* **TO BE DONE**
Exactly retype the lines of the material from its first line to the line with "FAMILY, size: 18", including both.

* **DATA FOR THIS TASK**
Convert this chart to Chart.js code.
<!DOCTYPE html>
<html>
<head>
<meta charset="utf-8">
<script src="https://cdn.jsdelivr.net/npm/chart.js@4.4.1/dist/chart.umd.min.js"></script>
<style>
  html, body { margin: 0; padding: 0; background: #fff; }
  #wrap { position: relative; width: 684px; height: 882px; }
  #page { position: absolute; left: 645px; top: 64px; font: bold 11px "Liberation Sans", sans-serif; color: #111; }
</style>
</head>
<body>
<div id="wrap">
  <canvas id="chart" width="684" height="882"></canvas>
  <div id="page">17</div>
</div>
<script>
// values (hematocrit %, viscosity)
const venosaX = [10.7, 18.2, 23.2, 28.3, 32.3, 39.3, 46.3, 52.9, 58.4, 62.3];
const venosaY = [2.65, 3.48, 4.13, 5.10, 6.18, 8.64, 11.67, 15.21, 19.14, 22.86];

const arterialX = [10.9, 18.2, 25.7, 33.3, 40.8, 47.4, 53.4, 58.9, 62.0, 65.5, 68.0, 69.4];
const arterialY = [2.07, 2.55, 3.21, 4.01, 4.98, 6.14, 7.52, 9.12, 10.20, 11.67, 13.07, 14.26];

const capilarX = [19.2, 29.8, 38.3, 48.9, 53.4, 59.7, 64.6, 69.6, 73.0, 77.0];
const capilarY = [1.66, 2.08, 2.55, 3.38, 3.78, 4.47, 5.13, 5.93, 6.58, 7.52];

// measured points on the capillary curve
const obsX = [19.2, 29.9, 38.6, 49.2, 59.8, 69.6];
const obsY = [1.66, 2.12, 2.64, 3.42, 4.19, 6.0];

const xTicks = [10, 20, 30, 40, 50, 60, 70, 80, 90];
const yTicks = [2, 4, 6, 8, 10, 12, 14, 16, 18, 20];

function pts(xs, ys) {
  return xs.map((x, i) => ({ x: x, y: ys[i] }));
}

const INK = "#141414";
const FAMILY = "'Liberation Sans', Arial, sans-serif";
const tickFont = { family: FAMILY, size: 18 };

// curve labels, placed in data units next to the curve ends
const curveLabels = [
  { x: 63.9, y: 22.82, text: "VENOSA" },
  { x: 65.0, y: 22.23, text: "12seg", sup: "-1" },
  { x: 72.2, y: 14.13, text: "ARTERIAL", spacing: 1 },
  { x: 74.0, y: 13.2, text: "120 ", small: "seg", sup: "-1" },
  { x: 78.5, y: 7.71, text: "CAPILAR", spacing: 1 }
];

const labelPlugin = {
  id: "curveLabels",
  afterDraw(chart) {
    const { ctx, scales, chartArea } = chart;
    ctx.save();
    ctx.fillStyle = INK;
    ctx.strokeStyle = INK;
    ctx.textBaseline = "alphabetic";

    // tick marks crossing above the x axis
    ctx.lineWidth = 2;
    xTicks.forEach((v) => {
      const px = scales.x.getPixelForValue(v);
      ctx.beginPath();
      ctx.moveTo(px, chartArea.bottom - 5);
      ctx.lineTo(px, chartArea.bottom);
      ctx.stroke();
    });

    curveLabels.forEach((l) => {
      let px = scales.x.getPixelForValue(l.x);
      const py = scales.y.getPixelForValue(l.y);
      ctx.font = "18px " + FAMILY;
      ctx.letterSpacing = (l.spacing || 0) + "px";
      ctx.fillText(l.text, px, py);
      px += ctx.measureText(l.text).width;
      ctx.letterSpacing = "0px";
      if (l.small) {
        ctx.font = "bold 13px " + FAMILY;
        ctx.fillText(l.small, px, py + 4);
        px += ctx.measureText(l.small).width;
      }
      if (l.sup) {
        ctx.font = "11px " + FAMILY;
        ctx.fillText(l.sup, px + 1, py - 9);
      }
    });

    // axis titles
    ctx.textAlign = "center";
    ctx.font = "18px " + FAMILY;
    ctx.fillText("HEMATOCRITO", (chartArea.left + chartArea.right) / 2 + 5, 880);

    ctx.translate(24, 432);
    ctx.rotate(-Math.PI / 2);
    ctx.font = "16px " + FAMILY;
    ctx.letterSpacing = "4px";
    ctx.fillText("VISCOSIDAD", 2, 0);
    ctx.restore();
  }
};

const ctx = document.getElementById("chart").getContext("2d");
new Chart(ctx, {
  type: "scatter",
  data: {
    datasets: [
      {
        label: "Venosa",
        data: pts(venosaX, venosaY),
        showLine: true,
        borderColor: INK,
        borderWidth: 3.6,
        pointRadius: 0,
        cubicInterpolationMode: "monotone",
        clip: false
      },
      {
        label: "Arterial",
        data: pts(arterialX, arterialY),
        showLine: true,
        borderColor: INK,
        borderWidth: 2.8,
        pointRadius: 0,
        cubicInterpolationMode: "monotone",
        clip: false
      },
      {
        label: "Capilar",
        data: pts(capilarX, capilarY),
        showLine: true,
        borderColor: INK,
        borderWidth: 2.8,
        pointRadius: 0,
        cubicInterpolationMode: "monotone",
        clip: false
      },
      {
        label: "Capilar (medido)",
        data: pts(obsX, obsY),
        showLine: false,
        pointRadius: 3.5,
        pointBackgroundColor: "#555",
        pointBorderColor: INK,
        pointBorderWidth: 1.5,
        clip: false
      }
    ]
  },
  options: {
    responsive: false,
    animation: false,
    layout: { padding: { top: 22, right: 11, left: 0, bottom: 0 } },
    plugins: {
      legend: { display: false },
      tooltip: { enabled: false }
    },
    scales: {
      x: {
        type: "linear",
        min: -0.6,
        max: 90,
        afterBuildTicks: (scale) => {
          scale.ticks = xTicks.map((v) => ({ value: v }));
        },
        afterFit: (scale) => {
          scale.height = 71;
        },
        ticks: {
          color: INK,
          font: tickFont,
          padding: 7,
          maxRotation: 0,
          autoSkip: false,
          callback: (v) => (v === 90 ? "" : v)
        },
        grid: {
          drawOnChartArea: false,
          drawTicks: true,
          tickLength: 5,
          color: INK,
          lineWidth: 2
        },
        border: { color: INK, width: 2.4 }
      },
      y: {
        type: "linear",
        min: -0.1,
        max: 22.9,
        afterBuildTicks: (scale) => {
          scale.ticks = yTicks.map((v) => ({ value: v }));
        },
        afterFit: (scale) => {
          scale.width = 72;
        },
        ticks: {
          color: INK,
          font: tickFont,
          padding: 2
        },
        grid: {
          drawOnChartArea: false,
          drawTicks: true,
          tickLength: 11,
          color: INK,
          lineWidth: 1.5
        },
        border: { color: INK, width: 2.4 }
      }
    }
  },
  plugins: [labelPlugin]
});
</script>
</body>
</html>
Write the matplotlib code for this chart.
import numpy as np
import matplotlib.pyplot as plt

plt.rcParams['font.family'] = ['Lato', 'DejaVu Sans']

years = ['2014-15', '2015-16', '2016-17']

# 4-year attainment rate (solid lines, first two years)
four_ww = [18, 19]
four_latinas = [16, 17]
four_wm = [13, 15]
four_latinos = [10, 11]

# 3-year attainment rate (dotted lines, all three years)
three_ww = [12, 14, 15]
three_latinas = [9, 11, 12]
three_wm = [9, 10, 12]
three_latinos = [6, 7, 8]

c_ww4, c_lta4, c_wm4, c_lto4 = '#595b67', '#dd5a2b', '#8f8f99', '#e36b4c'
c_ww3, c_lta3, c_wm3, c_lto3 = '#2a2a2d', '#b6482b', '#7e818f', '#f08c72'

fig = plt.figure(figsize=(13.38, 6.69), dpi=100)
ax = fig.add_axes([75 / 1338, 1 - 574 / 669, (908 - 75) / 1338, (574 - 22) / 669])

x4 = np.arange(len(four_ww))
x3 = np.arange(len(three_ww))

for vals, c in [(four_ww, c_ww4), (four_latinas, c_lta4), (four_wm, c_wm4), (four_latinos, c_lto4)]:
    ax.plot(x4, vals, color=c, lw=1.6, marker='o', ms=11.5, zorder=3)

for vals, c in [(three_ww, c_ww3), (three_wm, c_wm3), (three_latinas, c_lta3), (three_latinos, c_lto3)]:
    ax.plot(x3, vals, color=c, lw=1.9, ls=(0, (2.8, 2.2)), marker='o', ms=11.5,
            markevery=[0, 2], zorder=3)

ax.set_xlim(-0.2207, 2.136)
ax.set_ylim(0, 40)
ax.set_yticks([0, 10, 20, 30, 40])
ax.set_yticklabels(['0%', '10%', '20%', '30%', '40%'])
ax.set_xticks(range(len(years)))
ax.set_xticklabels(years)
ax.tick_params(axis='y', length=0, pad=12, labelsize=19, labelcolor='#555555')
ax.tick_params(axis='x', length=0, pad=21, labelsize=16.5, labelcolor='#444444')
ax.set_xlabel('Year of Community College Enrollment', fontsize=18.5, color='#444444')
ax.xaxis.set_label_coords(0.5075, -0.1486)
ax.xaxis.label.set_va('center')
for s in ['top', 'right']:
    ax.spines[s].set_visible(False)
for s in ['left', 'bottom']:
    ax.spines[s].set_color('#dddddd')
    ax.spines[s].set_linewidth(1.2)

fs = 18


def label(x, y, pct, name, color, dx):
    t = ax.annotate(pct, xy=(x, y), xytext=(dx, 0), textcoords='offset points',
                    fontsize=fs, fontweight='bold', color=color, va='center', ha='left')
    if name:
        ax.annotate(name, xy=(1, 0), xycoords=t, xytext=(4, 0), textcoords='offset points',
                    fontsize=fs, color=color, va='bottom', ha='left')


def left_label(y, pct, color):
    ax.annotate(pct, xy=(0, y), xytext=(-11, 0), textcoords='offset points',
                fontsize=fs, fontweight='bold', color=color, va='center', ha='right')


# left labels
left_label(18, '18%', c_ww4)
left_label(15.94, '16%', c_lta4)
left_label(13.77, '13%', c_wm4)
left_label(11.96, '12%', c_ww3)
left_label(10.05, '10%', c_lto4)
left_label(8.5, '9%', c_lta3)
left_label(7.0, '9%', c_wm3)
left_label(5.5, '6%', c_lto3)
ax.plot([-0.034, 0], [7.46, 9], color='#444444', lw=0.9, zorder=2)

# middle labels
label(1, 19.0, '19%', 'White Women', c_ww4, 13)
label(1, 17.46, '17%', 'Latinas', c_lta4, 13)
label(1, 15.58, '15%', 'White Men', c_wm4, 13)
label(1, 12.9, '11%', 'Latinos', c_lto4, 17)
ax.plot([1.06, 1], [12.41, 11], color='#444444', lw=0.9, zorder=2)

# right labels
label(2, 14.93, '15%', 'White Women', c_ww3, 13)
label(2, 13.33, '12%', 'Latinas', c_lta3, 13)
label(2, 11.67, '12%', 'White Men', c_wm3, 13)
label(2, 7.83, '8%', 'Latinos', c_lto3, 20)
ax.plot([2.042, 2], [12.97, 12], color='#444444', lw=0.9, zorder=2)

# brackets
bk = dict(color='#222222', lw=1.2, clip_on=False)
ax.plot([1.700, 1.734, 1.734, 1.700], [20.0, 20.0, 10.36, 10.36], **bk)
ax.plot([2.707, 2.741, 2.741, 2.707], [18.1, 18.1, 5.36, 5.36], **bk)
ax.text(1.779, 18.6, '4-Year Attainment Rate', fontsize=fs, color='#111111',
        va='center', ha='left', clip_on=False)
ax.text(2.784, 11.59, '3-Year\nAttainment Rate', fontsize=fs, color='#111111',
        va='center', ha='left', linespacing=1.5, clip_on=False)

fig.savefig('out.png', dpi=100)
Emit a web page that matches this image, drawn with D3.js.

* **EXERCISE RESPONSE**
Convert this chart to Chart.js code.
<!DOCTYPE html>
<html>
<head>
<meta charset="utf-8">
<script src="https://cdn.jsdelivr.net/npm/chart.js@4.4.1/dist/chart.umd.min.js"></script>
<style>
  html, body { margin: 0; padding: 0; background: #fff; }
  #wrap { position: relative; width: 684px; height: 882px; }
  #page { position: absolute; left: 645px; top: 64px; font: bold 11px "Liberation Sans", sans-serif; color: #111; }
</style>
</head>
<body>
<div id="wrap">
  <canvas id="chart" width="684" height="882"></canvas>
  <div id="page">17</div>
</div>
<script>
// values (hematocrit %, viscosity)
const venosaX = [10.7, 18.2, 23.2, 28.3, 32.3, 39.3, 46.3, 52.9, 58.4, 62.3];
const venosaY = [2.65, 3.48, 4.13, 5.10, 6.18, 8.64, 11.67, 15.21, 19.14, 22.86];

const arterialX = [10.9, 18.2, 25.7, 33.3, 40.8, 47.4, 53.4, 58.9, 62.0, 65.5, 68.0, 69.4];
const arterialY = [2.07, 2.55, 3.21, 4.01, 4.98, 6.14, 7.52, 9.12, 10.20, 11.67, 13.07, 14.26];

const capilarX = [19.2, 29.8, 38.3, 48.9, 53.4, 59.7, 64.6, 69.6, 73.0, 77.0];
const capilarY = [1.66, 2.08, 2.55, 3.38, 3.78, 4.47, 5.13, 5.93, 6.58, 7.52];

// measured points on the capillary curve
const obsX = [19.2, 29.9, 38.6, 49.2, 59.8, 69.6];
const obsY = [1.66, 2.12, 2.64, 3.42, 4.19, 6.0];

const xTicks = [10, 20, 30, 40, 50, 60, 70, 80, 90];
const yTicks = [2, 4, 6, 8, 10, 12, 14, 16, 18, 20];

function pts(xs, ys) {
  return xs.map((x, i) => ({ x: x, y: ys[i] }));
}

const INK = "#141414";
const FAMILY = "'Liberation Sans', Arial, sans-serif";
const tickFont = { family: FAMILY, size: 18 };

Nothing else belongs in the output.